Bij de zitting was eiser aanwezig. De (gemachtigde van de) heffingsambtenaar heeft laten weten verhinderd te zijn, maar dat bericht bereikte de rechter pas na de zitting.
De rechtbank heeft eiser gewezen op de mogelijkheid om in hoger beroep te gaan.

Beslissing

De rechtbank verklaart het beroep ongegrond.

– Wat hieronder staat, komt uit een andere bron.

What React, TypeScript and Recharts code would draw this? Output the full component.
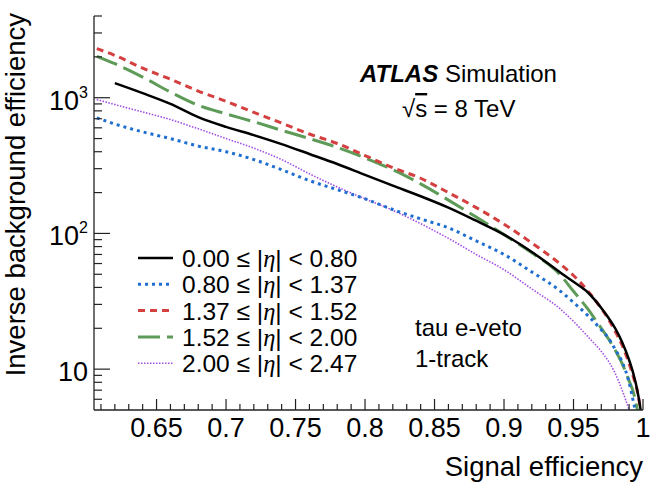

Motivering van de beslissing

1. Deze zaak gaat over de leges die eiser moet betalen voor de behandeling van zijn aanvraag om een omgevingsvergunning. De rechtbank beoordeelt de uitspraak op bezwaar van 5 februari 2024, waartegen eiser beroep heeft ingesteld.
2. Eiser voert aan dat hij recht heeft op een teruggaaf van leges overeenkomstig paragraaf 5 van de Tarieventabel bij de Verordening op de heffing en invordering van leges omgevingsvergunning gemeente Utrecht 2023. Hij had namelijk de kans moeten krijgen om zijn aanvraag in te trekken.
3. De rechtbank overweegt dat de behandelend ambtenaar eiser de gelegenheid heeft gegeven om uiterlijk op 30 augustus 2023 zijn aanvraag in te trekken. Eiser heeft op 21 augustus 2023 laten weten niet voornemens te zijn om dat te doen en dat hij daarover nog een definitief standpunt wilde innemen. Op 23 augustus 2023 heeft de behandelend ambtenaar van de gemeente Utrecht in een e-mail laten weten dat de vergunningaanvraag wordt overgedragen aan de juridisch medewerkers en dat de vergunning geweigerd zou worden. Eiser had toen nog een week om tijdig zijn aanvraag in te trekken, maar heeft dat niet gedaan. De rechtbank vindt niet dat de e-mail van de behandelend ambtenaar onduidelijk is, in die zin dat daaruit zo blijken dat het intrekken van de aanvraag daarna niet meer mogelijk zou zijn.
4. Omdat de aanvraag niet is ingetrokken, heeft de heffingsambtenaar terecht geen korting op de legesaanslag berekend. Het beroep is ongegrond. De heffingsambtenaar hoeft geen griffierecht of proceskosten te vergoeden.
Deze uitspraak is gedaan door mr. K. de Meulder, rechter, in aanwezigheid van mr. C.H. Verweij, griffier. De uitspraak is uitgesproken in het openbaar op 19 juli 2024.
de griffier is verhinderd om het
proces-verbaal te ondertekenen
griffier
rechter
Een afschrift van dit proces-verbaal is verzonden aan partijen op:

Informatie over hoger beroep

Een partij die het niet eens is met deze uitspraak, kan een hogerberoepschrift sturen naar het gerechtshof Arnhem-Leeuwarden waarin wordt uitgelegd waarom deze partij het niet eens is met deze uitspraak. Het hogerberoepschrift moet worden ingediend binnen zes weken na de dag waarop dit proces-verbaal is verzonden.
Digitaal beroep instellen kan via “Formulieren en inloggen” op www.rechtspraak.nl. Hoger beroep instellen kan eventueel ook nog steeds door verzending van een brief aan het gerechtshof Arnhem-Leeuwarden (belastingkamer), Locatie Arnhem, Postbus 9030, 6800 EM Arnhem.
Kan de indiener de behandeling van het hoger beroep niet afwachten, omdat de zaak spoed heeft, dan kan de indiener de voorzieningenrechter van het gerechtshof Arnhem-Leeuwarden vragen om een voorlopige voorziening (een tijdelijke maatregel) te treffen.